Salinger escribió durante toda la guerra cada vez que pudo. Cuando finalmente volvió a Estados Unidos, tenía un cuento largo, una novelita, llamada El bosque invertido, la historia de Raymond Ford un poeta genial que está psicótico precisamente porque es poeta y es genial y que aniquila con su conducta la vida de su novia que lo idolatra. La novelita es una de las primeras tentativas de Salinger para explicar su mundo espiritual. “Un artista genial no crea, encuentra. Debajo de la tierra está el verdadero bosque. La vida social es pura apariencia, maya”. Pero los lectores de Cosmopolitan -la revista donde se publicó la novela- no la entendieron y llenaron el correo de cartas de rechazo. Salinger ya tenía el borrador de otra resaca de guerra: Un día perfecto para el pez banana y a este cuento le iba a ir mejor.
Ahora estamos en el bosque y V me presenta a R, el bañero de la playa ancha que crece cuando uno baja las dunas y sale del bosque. R me explica que el mar está muy picado. Al rato se nubla y empieza a lloviznar y nos metemos en la casilla que él tiene con unas sillas, una cocina y unas mesas precarias. Me dice que con sus amigos de la playa construyeron el techo de nuevo porque antes se llovía. Ahora por la lluvia y la niebla, parece que estuviéramos adentro de una botella repleta por el humo de nuestro aliento. R dice que va a cocinar un guiso precario. Me cuenta cómo hizo hace muchos años el curso para ser guardavidas y que le gusta la vida nómade. Unos meses en la playa trabajando y después tiene tiempo para hacer lo que quiere.

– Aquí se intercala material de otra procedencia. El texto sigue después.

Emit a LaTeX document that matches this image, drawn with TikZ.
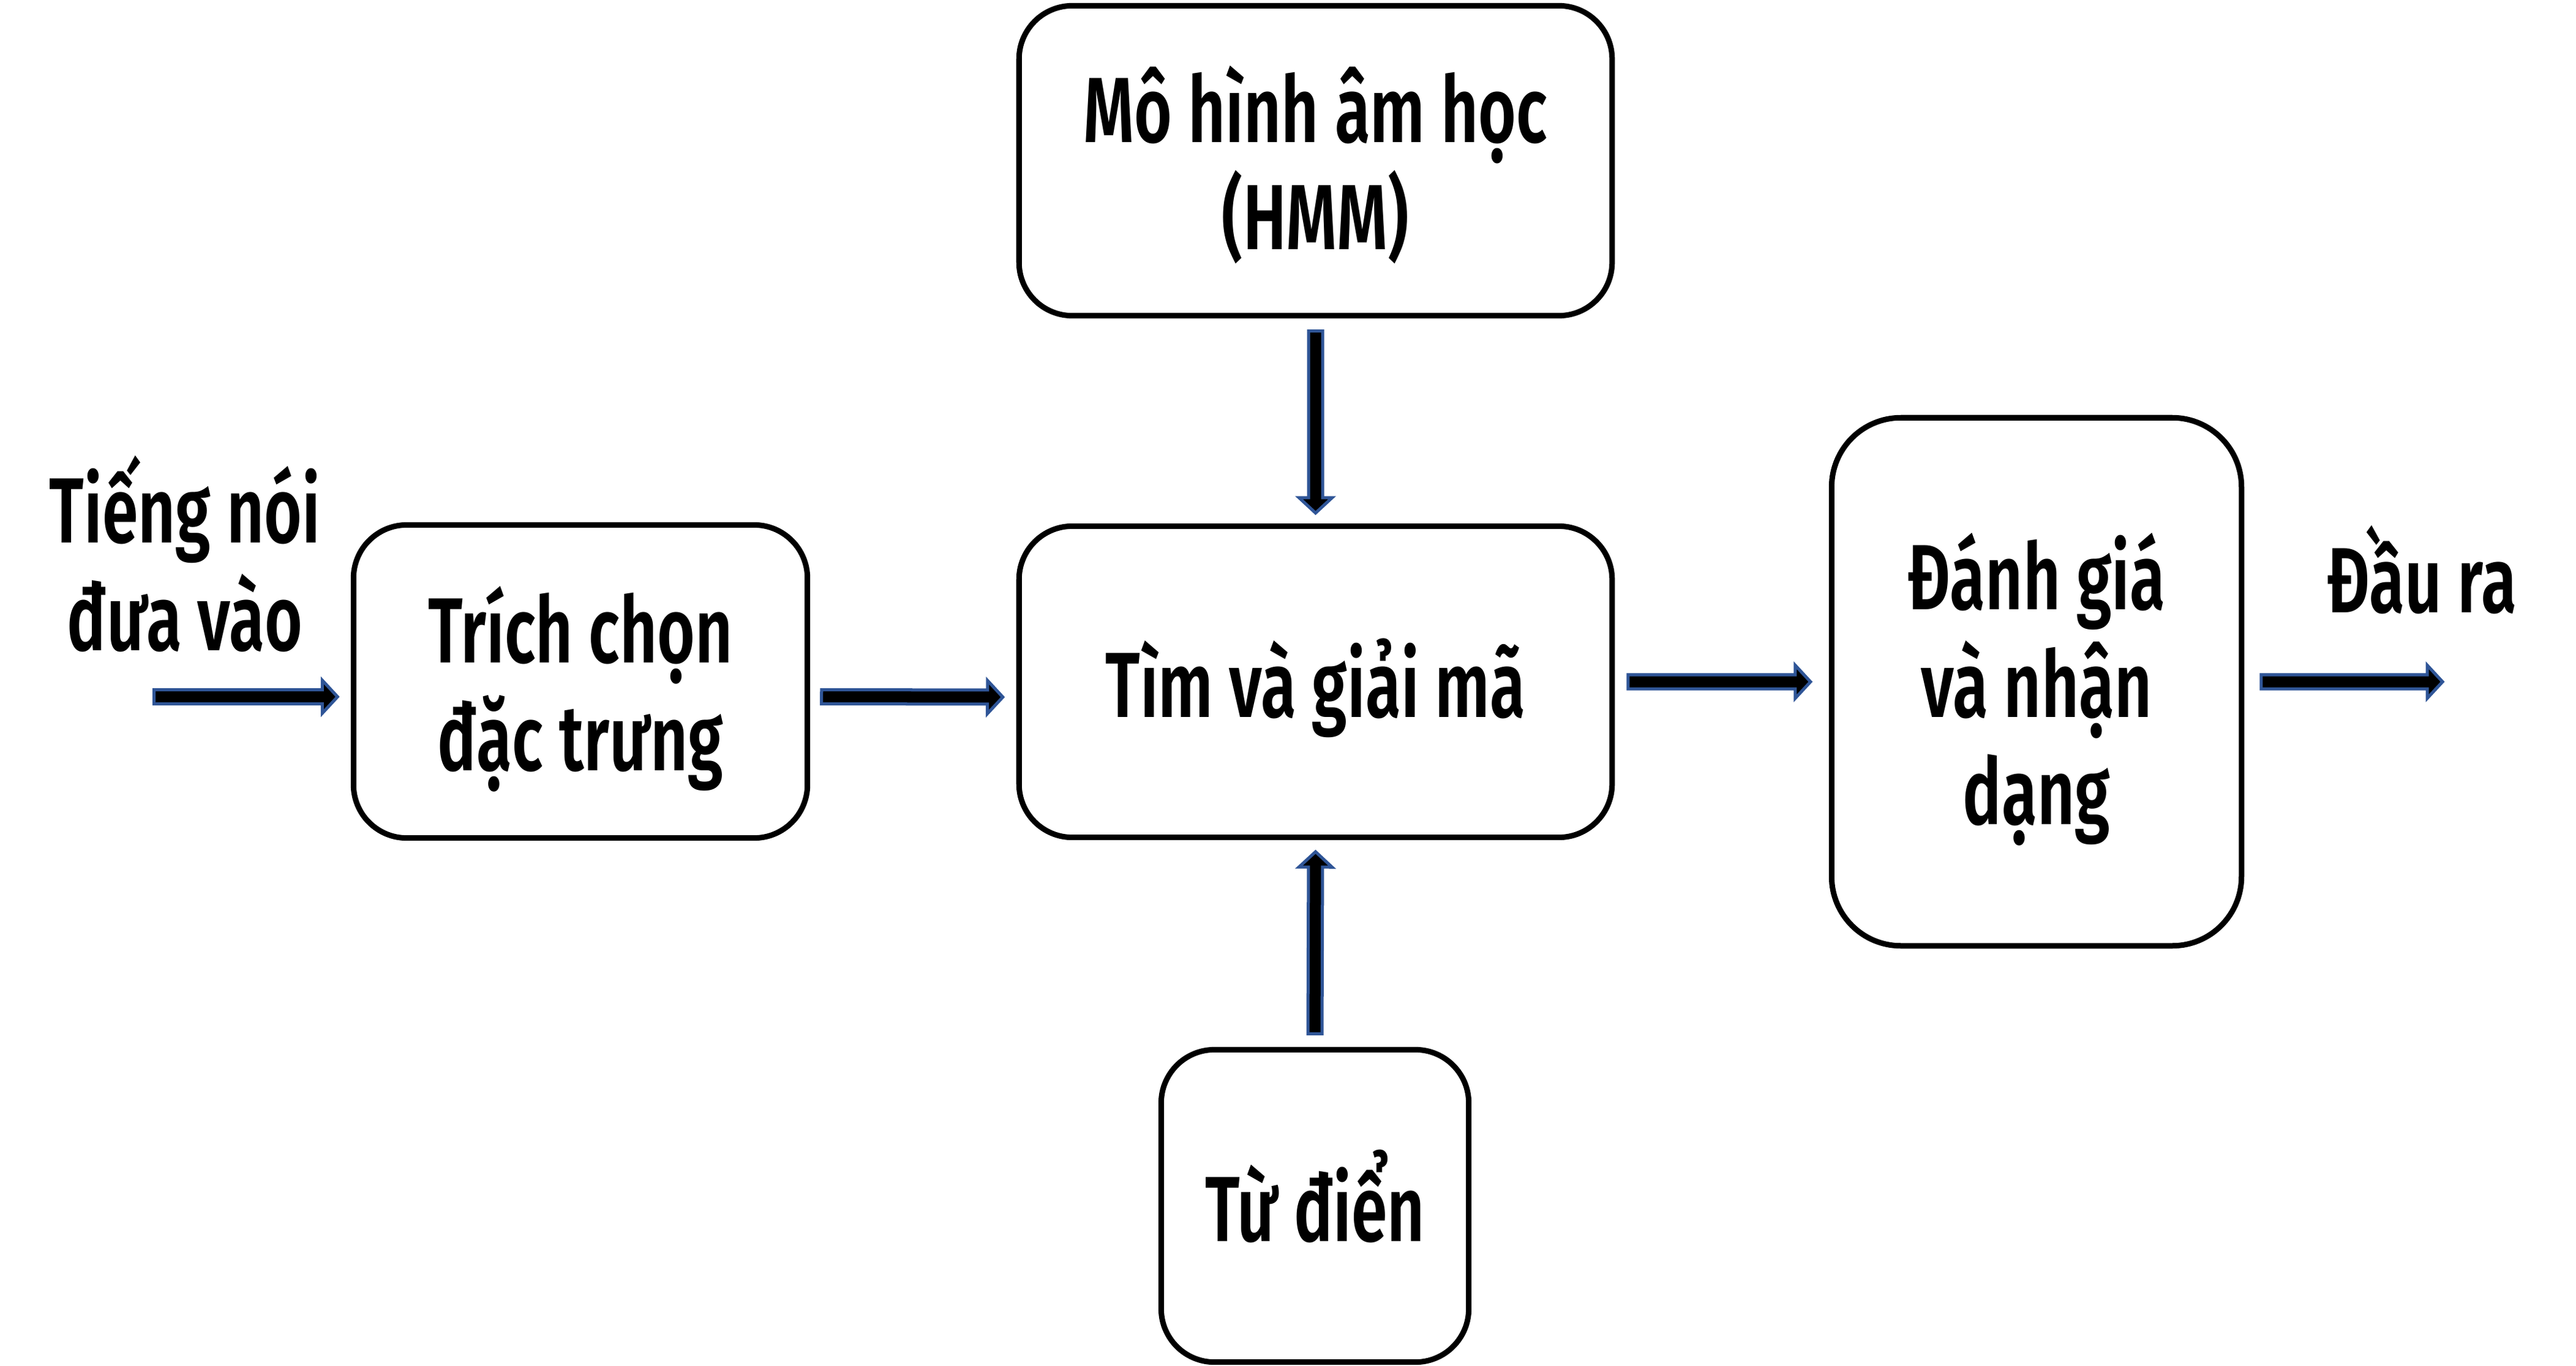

Después llegan M y H -amigos de la playa- y todos hablan de trabajos precarios, de vidas en presente. H por ejemplo -que tiene una remera de los redondos- me cuenta que mañana va a salir a pescar con un amigo, y que después venden la pesca del día en la playa. También me dice que estuvo en Cromañón y que se salvo porque otro amigo le dijo: ya estamos grandes, porque no nos ponemos atrás que en el pogo nos van a matar. Estuve sacando gente toda la noche, dice H.
R hace un guiso con carne que quedó de un asado que hizo el día anterior M, el más grande de todos en edad, unos setenta años llevados de manera impecable y que se ha metido en el mar bajo la lluvia y ahora fuma mientras habla de la época gloriosa de los sindicatos peronistas, en los setenta. La conversación va en random en la casilla mientras se hace el guiso y en el techo repiquetea la lluvia. Sabés que ayer vi a un gordito caminando por la playa y creí que era Juan, que caminaba hacia a mí. Eso me impresionó, dice M. Yo le digo que después de que alguien muere, aparece el doble, que eso pasa siempre. Asienten todos en silencio. R, mientras revuelve la olla para que no se pegue la cebolla ni se queme, dice: Juan era un cheto al que queríamos mucho, él se vino acá para escribir, pero cada vez que comíamos un asado yo le decía, borracho: vos sos un puto. Un día me dice un amigo en común que Juan se había ofendido porque yo le decía así y entonces le pedí disculpas. ¿Te las aceptó? Le pregunto. No, dice R. Todos nos reímos.
R habla como sintiendo cierto remordimiento: Lo que yo le quería decir es que él era de una clase social alta y sofisticada y que yo era un reo, pero para mí fue un honor escucharlo hablar, era un privilegio escuchar todo lo que sabía de libros. M dice: la gente deja la ciudad y se viene a escribir al bosque. Es inspirador. Yo les cuento que la tarde anterior salí solo, sin V y que me costó volver a la casa, porque me perdí en el bosque. Se debate si se puede o no perderse en un bosque tan chico. R dice que sí. Y cuenta que una tarde de mucho calor un mujer salió a las dunas, perdida y se murió deshidratada. La buscaron todo el día y él y un amigo guardavidas la encontraron tiesa, recostada en la arena, como si tomara sol.
Yo les digo que sabía que cerca de la casa de V había unos caballos y que de golpe, cuando ya andaba en círculos por el bosque, como una brújula enloquecida, sentí el ruido que hace la piel de caballo para espantar las moscas. Entonces pegué un relincho artificial y los caballos me contestaron de inmediato. Me apuré y llegué a la casa. Les digo que si no R me iba a encontrar tieso recostado en una duna. Se rien. Lo que me gusta de encontrarme con gente nueva es el anti casting. Nadie se parece.
Hace unos meses todos eran desconocidos para mí, ahora estamos acá, compartiendo una comida, en una casilla de bañero, bajo la llovizna del Atlántico, al lado de un bosque. R: es el Rana. H: es Hernán. M: es el Mariscal. Para nombrar a V voy a utilizar la descripción que da Thomas Pynchon en su novela V: “V es lo que son para el libertino unos muslos abiertos. Lo que es el vuelo de los pájaros migratorios para el ornitólogo, lo que es una tenaza para el ajustador, esa es la letra V”.